COUPLING Astrea Campbell-Cobb (left) and Rob Cameron (right).
To the strains of Bon Jovi’s awesome, vintage heartbreak, you approach the reflecting pool, hunker down on the ground, and pull out that take-out burger and Coke. You’re about to witness some giddy, sugar-high high-jinx between popular heart-throb assholes, frustrated dorks, back-stabbed best friends, punky firebrand chicks, and pretty rich girls in pink. No, it’s not a rooftop movie double-feature of Sixteen Candles and The Breakfast Club, but it’s not that far off.
|Two Gentlemen of Verona|
By William Shakespeare. Directed by Bryant Mason. Produced by the Fenix Theater Company, in Deering Oaks Park. August 7, 8, and 9 at 7 pm and on August 10 at 2 pm
The young people Shakespeare described frequently act just as juvenile as Reagan-era movie teens, after all, and in the first production of the new Fenix Theater Company, co-founders Rob Cameron and Bryant Mason have decided to channel John Hughes. Fenix’s Two Gentlemen of Verona
, directed by Mason in Portland’s Deering Oaks Park, brings together a fun and unexpected mix of actors from several area companies. The show is free (though donations are appreciated), and it fills this summer’s void of outdoor theater with a light and gleeful touch.

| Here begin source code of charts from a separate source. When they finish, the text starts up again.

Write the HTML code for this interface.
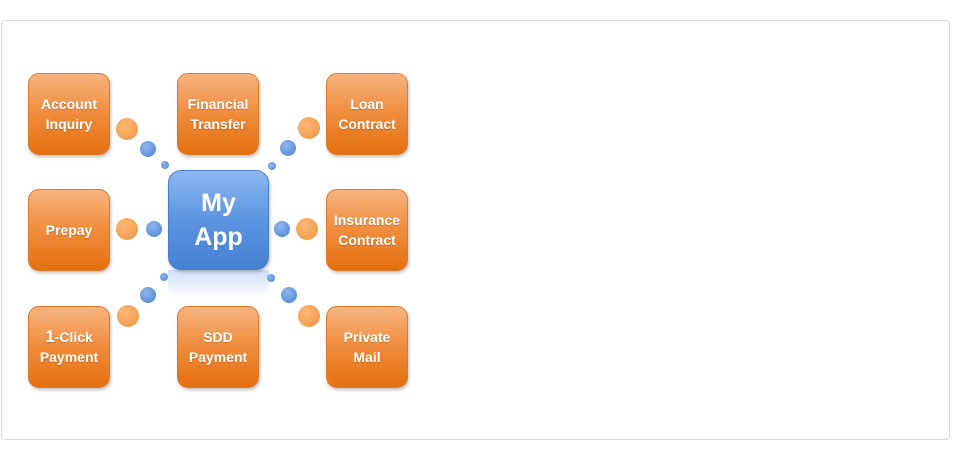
<!DOCTYPE html>
<html><head><style>
body{margin:0;width:975px;height:450px;background:#fff;font-family:"Liberation Sans",sans-serif;position:relative;overflow:hidden}
.panel{position:absolute;left:1px;top:20px;width:947px;height:418px;border:1px solid #d9d9d9;border-radius:4px}
.b{position:absolute;width:82px;height:82px;border-radius:11px;background:linear-gradient(#f6b47f,#f08c3c 50%,#e4700f);border:1px solid #e07a2a;box-sizing:border-box;box-shadow:1px 2px 3px rgba(0,0,0,.25);color:#fff;font-weight:bold;font-size:14px;line-height:20px;display:flex;align-items:center;justify-content:center;text-align:center;text-shadow:0 1px 1px rgba(0,0,0,.2)}
.c{position:absolute;left:168px;top:170px;width:101px;height:100px;border-radius:13px;background:linear-gradient(#8cb8f2,#5b94e0 50%,#4580d2);border:1px solid #4a7fc8;box-sizing:border-box;box-shadow:1px 2px 3px rgba(0,0,0,.25);color:#fff;font-weight:bold;font-size:25px;line-height:34px;display:flex;align-items:center;justify-content:center;text-align:center}
.r{position:absolute;left:168px;top:270px;width:101px;height:28px;background:linear-gradient(rgba(120,165,230,.35),rgba(255,255,255,0));border-radius:0 0 13px 13px}
.o,.u{position:absolute;border-radius:50%}
.o{background:radial-gradient(circle at 40% 35%,#fbb878,#f0923c);}
.u{background:radial-gradient(circle at 40% 35%,#8fb6ee,#4a82d2);}
</style></head><body>
<div class="panel"></div>
<div class="b" style="left:28px;top:73px">Account<br>Inquiry</div>
<div class="b" style="left:177px;top:73px">Financial<br>Transfer</div>
<div class="b" style="left:326px;top:73px">Loan<br>Contract</div>
<div class="b" style="left:28px;top:189px">Prepay</div>
<div class="b" style="left:326px;top:189px">Insurance<br>Contract</div>
<div class="b" style="left:28px;top:306px"><span><span style="font-size:17px">1</span>-Click<br>Payment</span></div>
<div class="b" style="left:177px;top:306px">SDD<br>Payment</div>
<div class="b" style="left:326px;top:306px">Private<br>Mail</div>
<div class="r"></div>
<div class="c">My<br>App</div>
<div class="o" style="left:116px;top:118px;width:22px;height:22px"></div>
<div class="u" style="left:140px;top:141px;width:16px;height:16px"></div>
<div class="u" style="left:161px;top:161px;width:8px;height:8px"></div>
<div class="o" style="left:298px;top:117px;width:22px;height:22px"></div>
<div class="u" style="left:280px;top:140px;width:16px;height:16px"></div>
<div class="u" style="left:268px;top:162px;width:8px;height:8px"></div>
<div class="o" style="left:116px;top:218px;width:22px;height:22px"></div>
<div class="u" style="left:146px;top:221px;width:16px;height:16px"></div>
<div class="u" style="left:274px;top:221px;width:16px;height:16px"></div>
<div class="o" style="left:296px;top:218px;width:22px;height:22px"></div>
<div class="u" style="left:160px;top:273px;width:8px;height:8px"></div>
<div class="u" style="left:140px;top:287px;width:16px;height:16px"></div>
<div class="o" style="left:117px;top:305px;width:22px;height:22px"></div>
<div class="u" style="left:267px;top:274px;width:8px;height:8px"></div>
<div class="u" style="left:281px;top:287px;width:16px;height:16px"></div>
<div class="o" style="left:298px;top:305px;width:22px;height:22px"></div>
</body></html>
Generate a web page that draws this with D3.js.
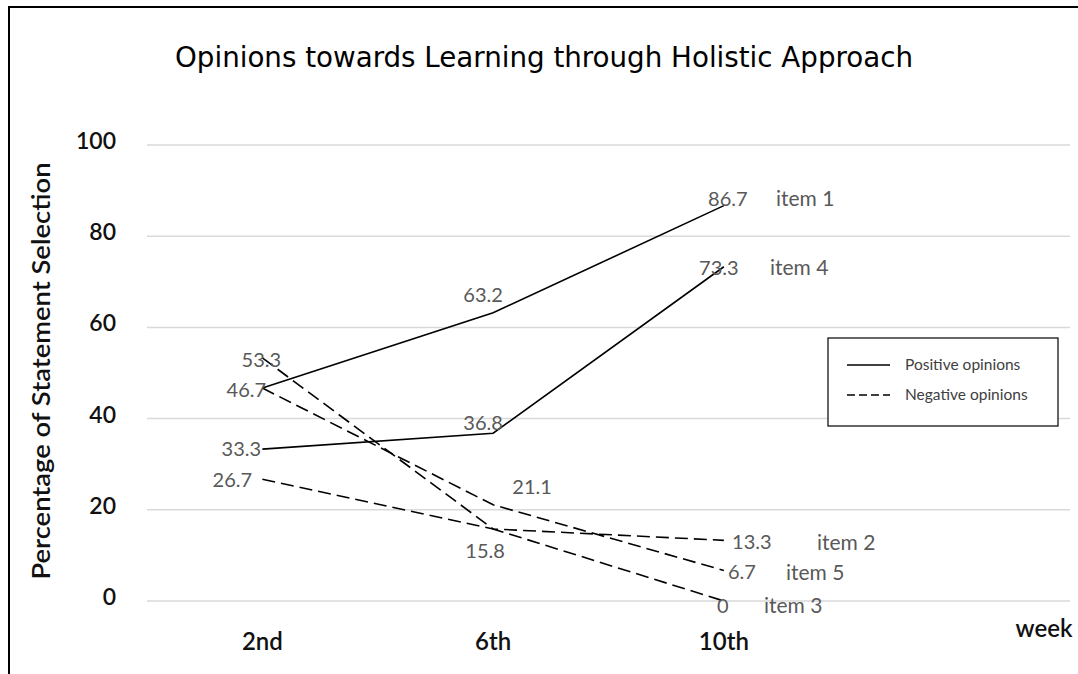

Of the title’s two gentlemen, one is less than noble. As his name suggests, Proteus (played by Craig Michael Bowden, of Mad Horse Theatre Company) does indeed give love a bad and inconstant name. At first, he swears devotion to the peppy, hot-pink-legginged Julia (Sally Wood, who’s acted with Portland Stage and the Theater at Monmouth). But all bets are off when he gets a look at what his best friend Valentine (Cameron, who most recently performed with the Originals over in Bar Mills) is after.
Sylvia (Astrea Campbell-Cobb) is loaded, lovely, and loftily coiffed with Aqua Net and a scrunchie. But her dad the Duke (David Butler, company member of AIRE) has his own plans for her, namely the rich but lame-o Thurio (Bill McDonoch, also of the Originals). A lot of deception, cross-dressing, and secret messages ensue, enabled by the black-leathered wiseass Speed (the Originals’ Molly W.B. Roberts), the clownish cry-baby Launce (Chris Reiling, who acts with Acorn Productions, Add Verb, Open Waters, and Good Theater), and Julia’s cheerleader underling, Lucetta (Elise Voigt, of Heartwood Regional Theater).
Mason’s production, staged on and around the rocks and hill adjacent the park’s reflecting pool, is gloriously minimalist. He’s managed to do without any set-pieces or lights (evening shows begin at 7 pm and run a mere 65 minutes, into just the inklings of dusk), and a boom-box provides the production’s few butt-rock grace notes. It’s refreshing to see outdoor theater whose ambitions don’t require a monster budget. Instead of elaborate stages, sets, light plots, and sound cues, the focus is simply on intrepid actors leaping and pronouncing over the grass, on top of rocks, and in teasingly close quarters with the audience. Fenix’s intimate, lo-fi production lets the audience, cross-legged and giggling on our blankets, feel as if we’re part of the careening adolescent horseplay.